**Data entries**
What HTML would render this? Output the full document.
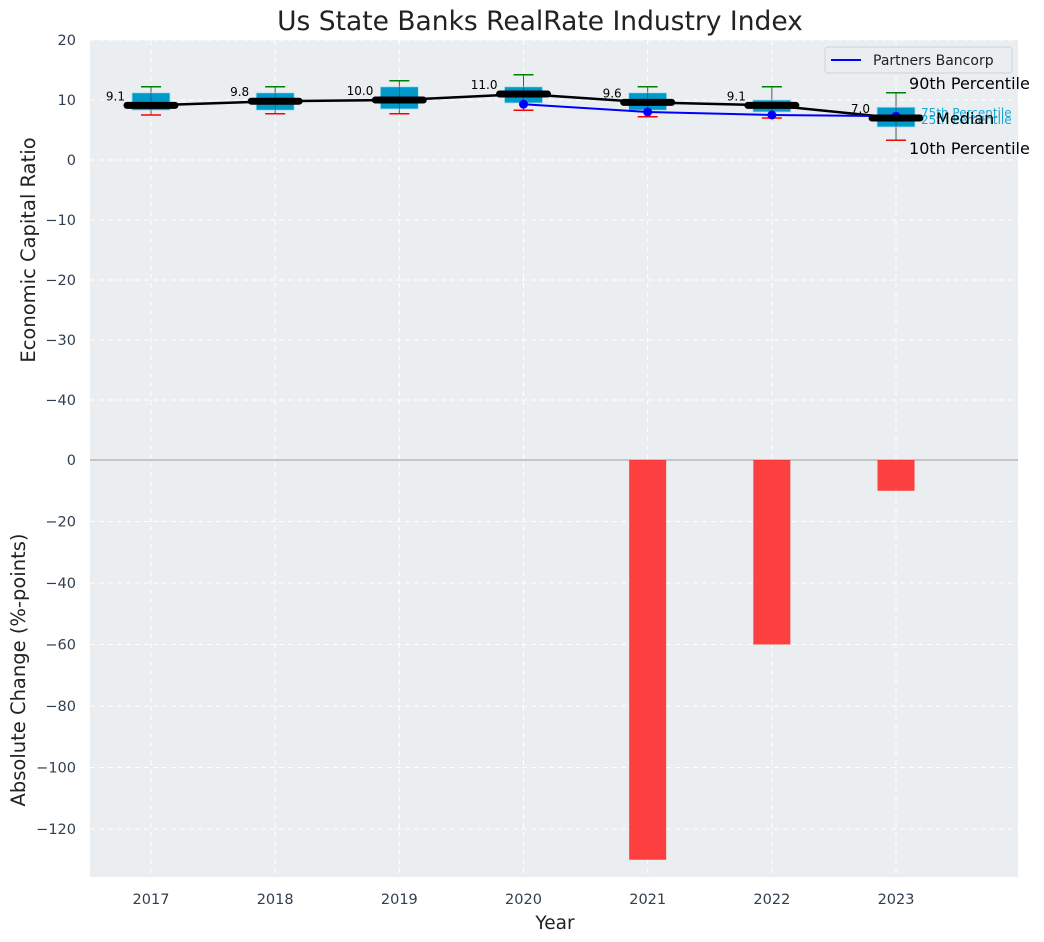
<!DOCTYPE html>
<html><head><meta charset="utf-8"><style>
body{margin:0;background:#fff;}
svg{display:block;font-family:"DejaVu Sans","Liberation Sans",sans-serif;}
</style></head><body>
<svg id="chart" width="1044" height="942"></svg>
<script>
const years=['2017','2018','2019','2020','2021','2022','2023'];
const p90=[12.2,12.2,13.2,14.2,12.2,12.2,11.2];
const q3=[11.2,11.2,12.2,12.2,11.2,10.0,8.8];
const med=[9.1,9.8,10.0,11.0,9.6,9.1,7.0];
const q1=[8.3,8.3,8.5,9.5,8.3,8.0,5.5];
const p10=[7.5,7.7,7.7,8.3,7.2,7.0,3.3];
const bancorpYears=[3,4,5,6];
const bancorp=[9.3,8.0,7.5,7.3];
const changeYears=[4,5,6];
const changes=[-130,-60,-10];
const topTicks=[20,10,0,-10,-20,-30,-40];
const botTicks=[0,-20,-40,-60,-80,-100,-120];

const NS='http://www.w3.org/2000/svg';
const svg=document.getElementById('chart');
function el(t,a,p){const e=document.createElementNS(NS,t);for(const k in a)e.setAttribute(k,a[k]);(p||svg).appendChild(e);return e;}
const L=90,R=1018,T=40,M=460,B=877;
const x=i=>151+i*124.17;
const yT=v=>160-6*v;
const yB=v=>460-v*(61.5/20);
const txtCol='#2f3e50';

let bg=el('rect',{x:L,y:T,width:R-L,height:M-T,fill:'#eaeef0'});

let bg2=el('rect',{x:L,y:M,width:R-L,height:B-M,fill:'#eaeef0'});


years.forEach((yr,i)=>{
  el('line',{x1:x(i),x2:x(i),y1:T,y2:B,stroke:'#fff','stroke-dasharray':'5,4','stroke-width':1});
  const t=el('text',{x:x(i),y:904,'text-anchor':'middle','font-size':14.5,fill:txtCol});t.textContent=yr;
  
});
topTicks.forEach(v=>{
  el('line',{x1:L,x2:R,y1:yT(v),y2:yT(v),stroke:'#fff','stroke-dasharray':'5,4'});
  const t=el('text',{x:76,y:yT(v)+5,'text-anchor':'end','font-size':14.5,fill:txtCol});t.textContent=v<0?'\u2212'+(-v):v;
  
});
botTicks.forEach(v=>{
  el('line',{x1:L,x2:R,y1:yB(v),y2:yB(v),stroke:'#fff','stroke-dasharray':'5,4'});
  const t=el('text',{x:76,y:yB(v)+5,'text-anchor':'end','font-size':14.5,fill:txtCol});t.textContent=v<0?'\u2212'+(-v):v;
  
});
el('line',{x1:L,x2:R,y1:M,y2:M,stroke:'#b8b8b8','stroke-width':1.5});

changeYears.forEach((yi,k)=>{
  const v=changes[k];
  const b=el('rect',{x:x(yi)-18.5,y:yB(0),width:37,height:yB(v)-yB(0),fill:'#ff2020','fill-opacity':0.85});
  
});

years.forEach((yr,i)=>{
  const g=el('g',{});
  
  el('line',{x1:x(i),x2:x(i),y1:yT(p90[i]),y2:yT(p10[i]),stroke:'#555','stroke-width':1},g);
  el('rect',{x:x(i)-19,y:yT(q3[i]),width:38,height:yT(q1[i])-yT(q3[i]),fill:'#0099cc',stroke:'#aee0f0','stroke-width':0.8},g);
  el('line',{x1:x(i),x2:x(i),y1:yT(q3[i]),y2:yT(q1[i]),stroke:'#333','stroke-width':0.8,'stroke-opacity':0.6},g);
  el('line',{x1:x(i)-10,x2:x(i)+10,y1:yT(p90[i]),y2:yT(p90[i]),stroke:'green','stroke-width':1.5},g);
  el('line',{x1:x(i)-10,x2:x(i)+10,y1:yT(p10[i]),y2:yT(p10[i]),stroke:'red','stroke-width':1.5},g);
});
let pts=years.map((_,i)=>x(i)+','+yT(med[i])).join(' ');
let ml=el('polyline',{points:pts,fill:'none',stroke:'#000','stroke-width':2.5});

let bp=el('polyline',{points:bancorpYears.map((yi,k)=>x(yi)+','+yT(bancorp[k])).join(' '),fill:'none',stroke:'#0000ff','stroke-width':2});

bancorpYears.forEach((yi,k)=>{
  const c=el('circle',{cx:x(yi),cy:yT(bancorp[k]),r:4.5,fill:'#0000ff'});
  
});
years.forEach((yr,i)=>{
  const m=el('line',{x1:x(i)-24,x2:x(i)+24,y1:yT(med[i]),y2:yT(med[i]),stroke:'#000','stroke-width':7,'stroke-linecap':'round'});
  
  const t=el('text',{x:x(i)-26,y:yT(med[i])-5,'text-anchor':'end','font-size':12,fill:'#000'});t.textContent=med[i].toFixed(1);
  
});
const ax=x(6);
function ann(tx,ty,s,size,col,name){const t=el('text',{x:tx,y:ty,'font-size':size,fill:col});t.textContent=s;}
ann(ax+13,yT(p90[6])-4,'90th Percentile',16,'#000','p90-annotation');
ann(ax+13,yT(p10[6])+14,'10th Percentile',16,'#000','p10-annotation');
ann(ax+25,yT(q3[6])+10,'75th Percentile',12,'#17a8d8','q3-annotation');
ann(ax+25,yT(q1[6])-3,'25th Percentile',12,'#17a8d8','q1-annotation');
ann(ax+40,yT(med[6])+6,'Median',16,'#000','median-annotation');

const lg=el('g',{});
el('rect',{x:825,y:47,width:187,height:26,rx:3,fill:'#eaeef0',stroke:'#cfd3d6'},lg);
el('line',{x1:831,x2:861,y1:60,y2:60,stroke:'#0000ff','stroke-width':2},lg);
const lt=el('text',{x:873,y:65,'font-size':14,fill:'#222'},lg);lt.textContent='Partners Bancorp';

ann(540,30,'Us State Banks RealRate Industry Index',26.5,'#222','chart-title');
svg.lastChild.setAttribute('text-anchor','middle');
ann(555,929,'Year',18.5,'#222','x-axis-title');svg.lastChild.setAttribute('text-anchor','middle');
let yt1=el('text',{x:0,y:0,'font-size':19.5,fill:'#222','text-anchor':'middle',transform:'translate(35,250) rotate(-90)'});yt1.textContent='Economic Capital Ratio';

let yt2=el('text',{x:0,y:0,'font-size':19.5,fill:'#222','text-anchor':'middle',transform:'translate(25,670) rotate(-90)'});yt2.textContent='Absolute Change (%-points)';

</script>
</body></html>
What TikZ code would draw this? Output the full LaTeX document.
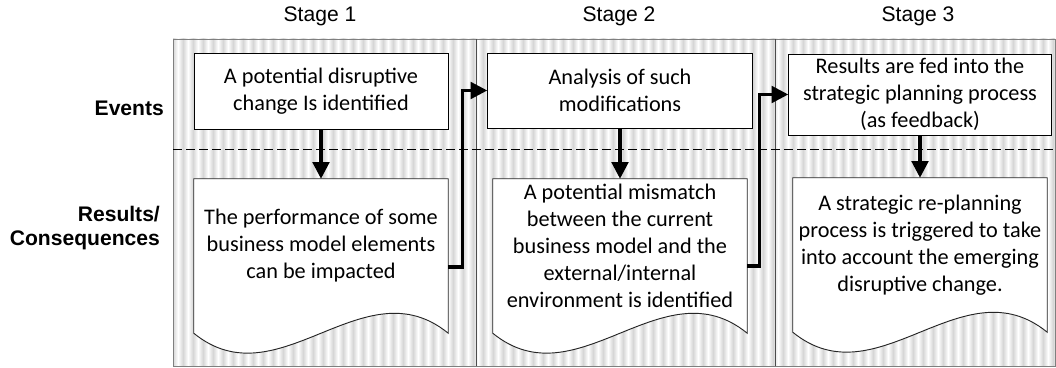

**Instruction**
All of the data above should be quoted exactly, except for the pictures.

**Completed exercise**
What HTML would render this? Output the full document.
<!DOCTYPE html>
<html><head><meta charset="utf-8"><style>
body{margin:0;background:#fff;}
svg{display:block;font-family:"DejaVu Sans","Liberation Sans",sans-serif;}
</style></head><body>
<svg id="chart" width="1044" height="942"></svg>
<script>
const years=['2017','2018','2019','2020','2021','2022','2023'];
const p90=[12.2,12.2,13.2,14.2,12.2,12.2,11.2];
const q3=[11.2,11.2,12.2,12.2,11.2,10.0,8.8];
const med=[9.1,9.8,10.0,11.0,9.6,9.1,7.0];
const q1=[8.3,8.3,8.5,9.5,8.3,8.0,5.5];
const p10=[7.5,7.7,7.7,8.3,7.2,7.0,3.3];
const bancorpYears=[3,4,5,6];
const bancorp=[9.3,8.0,7.5,7.3];
const changeYears=[4,5,6];
const changes=[-130,-60,-10];
const topTicks=[20,10,0,-10,-20,-30,-40];
const botTicks=[0,-20,-40,-60,-80,-100,-120];

const NS='http://www.w3.org/2000/svg';
const svg=document.getElementById('chart');
function el(t,a,p){const e=document.createElementNS(NS,t);for(const k in a)e.setAttribute(k,a[k]);(p||svg).appendChild(e);return e;}
const L=90,R=1018,T=40,M=460,B=877;
const x=i=>151+i*124.17;
const yT=v=>160-6*v;
const yB=v=>460-v*(61.5/20);
const txtCol='#2f3e50';

let bg=el('rect',{x:L,y:T,width:R-L,height:M-T,fill:'#eaeef0'});

let bg2=el('rect',{x:L,y:M,width:R-L,height:B-M,fill:'#eaeef0'});


years.forEach((yr,i)=>{
  el('line',{x1:x(i),x2:x(i),y1:T,y2:B,stroke:'#fff','stroke-dasharray':'5,4','stroke-width':1});
  const t=el('text',{x:x(i),y:904,'text-anchor':'middle','font-size':14.5,fill:txtCol});t.textContent=yr;
  
});
topTicks.forEach(v=>{
  el('line',{x1:L,x2:R,y1:yT(v),y2:yT(v),stroke:'#fff','stroke-dasharray':'5,4'});
  const t=el('text',{x:76,y:yT(v)+5,'text-anchor':'end','font-size':14.5,fill:txtCol});t.textContent=v<0?'\u2212'+(-v):v;
  
});
botTicks.forEach(v=>{
  el('line',{x1:L,x2:R,y1:yB(v),y2:yB(v),stroke:'#fff','stroke-dasharray':'5,4'});
  const t=el('text',{x:76,y:yB(v)+5,'text-anchor':'end','font-size':14.5,fill:txtCol});t.textContent=v<0?'\u2212'+(-v):v;
  
});
el('line',{x1:L,x2:R,y1:M,y2:M,stroke:'#b8b8b8','stroke-width':1.5});

changeYears.forEach((yi,k)=>{
  const v=changes[k];
  const b=el('rect',{x:x(yi)-18.5,y:yB(0),width:37,height:yB(v)-yB(0),fill:'#ff2020','fill-opacity':0.85});
  
});

years.forEach((yr,i)=>{
  const g=el('g',{});
  
  el('line',{x1:x(i),x2:x(i),y1:yT(p90[i]),y2:yT(p10[i]),stroke:'#555','stroke-width':1},g);
  el('rect',{x:x(i)-19,y:yT(q3[i]),width:38,height:yT(q1[i])-yT(q3[i]),fill:'#0099cc',stroke:'#aee0f0','stroke-width':0.8},g);
  el('line',{x1:x(i),x2:x(i),y1:yT(q3[i]),y2:yT(q1[i]),stroke:'#333','stroke-width':0.8,'stroke-opacity':0.6},g);
  el('line',{x1:x(i)-10,x2:x(i)+10,y1:yT(p90[i]),y2:yT(p90[i]),stroke:'green','stroke-width':1.5},g);
  el('line',{x1:x(i)-10,x2:x(i)+10,y1:yT(p10[i]),y2:yT(p10[i]),stroke:'red','stroke-width':1.5},g);
});
let pts=years.map((_,i)=>x(i)+','+yT(med[i])).join(' ');
let ml=el('polyline',{points:pts,fill:'none',stroke:'#000','stroke-width':2.5});

let bp=el('polyline',{points:bancorpYears.map((yi,k)=>x(yi)+','+yT(bancorp[k])).join(' '),fill:'none',stroke:'#0000ff','stroke-width':2});

bancorpYears.forEach((yi,k)=>{
  const c=el('circle',{cx:x(yi),cy:yT(bancorp[k]),r:4.5,fill:'#0000ff'});
  
});
years.forEach((yr,i)=>{
  const m=el('line',{x1:x(i)-24,x2:x(i)+24,y1:yT(med[i]),y2:yT(med[i]),stroke:'#000','stroke-width':7,'stroke-linecap':'round'});
  
  const t=el('text',{x:x(i)-26,y:yT(med[i])-5,'text-anchor':'end','font-size':12,fill:'#000'});t.textContent=med[i].toFixed(1);
  
});
const ax=x(6);
function ann(tx,ty,s,size,col,name){const t=el('text',{x:tx,y:ty,'font-size':size,fill:col});t.textContent=s;}
ann(ax+13,yT(p90[6])-4,'90th Percentile',16,'#000','p90-annotation');
ann(ax+13,yT(p10[6])+14,'10th Percentile',16,'#000','p10-annotation');
ann(ax+25,yT(q3[6])+10,'75th Percentile',12,'#17a8d8','q3-annotation');
ann(ax+25,yT(q1[6])-3,'25th Percentile',12,'#17a8d8','q1-annotation');
ann(ax+40,yT(med[6])+6,'Median',16,'#000','median-annotation');

const lg=el('g',{});
el('rect',{x:825,y:47,width:187,height:26,rx:3,fill:'#eaeef0',stroke:'#cfd3d6'},lg);
el('line',{x1:831,x2:861,y1:60,y2:60,stroke:'#0000ff','stroke-width':2},lg);
const lt=el('text',{x:873,y:65,'font-size':14,fill:'#222'},lg);lt.textContent='Partners Bancorp';

ann(540,30,'Us State Banks RealRate Industry Index',26.5,'#222','chart-title');
svg.lastChild.setAttribute('text-anchor','middle');
ann(555,929,'Year',18.5,'#222','x-axis-title');svg.lastChild.setAttribute('text-anchor','middle');
let yt1=el('text',{x:0,y:0,'font-size':19.5,fill:'#222','text-anchor':'middle',transform:'translate(35,250) rotate(-90)'});yt1.textContent='Economic Capital Ratio';

let yt2=el('text',{x:0,y:0,'font-size':19.5,fill:'#222','text-anchor':'middle',transform:'translate(25,670) rotate(-90)'});yt2.textContent='Absolute Change (%-points)';

</script>
</body></html>
What TikZ code would draw this? Output the full LaTeX document.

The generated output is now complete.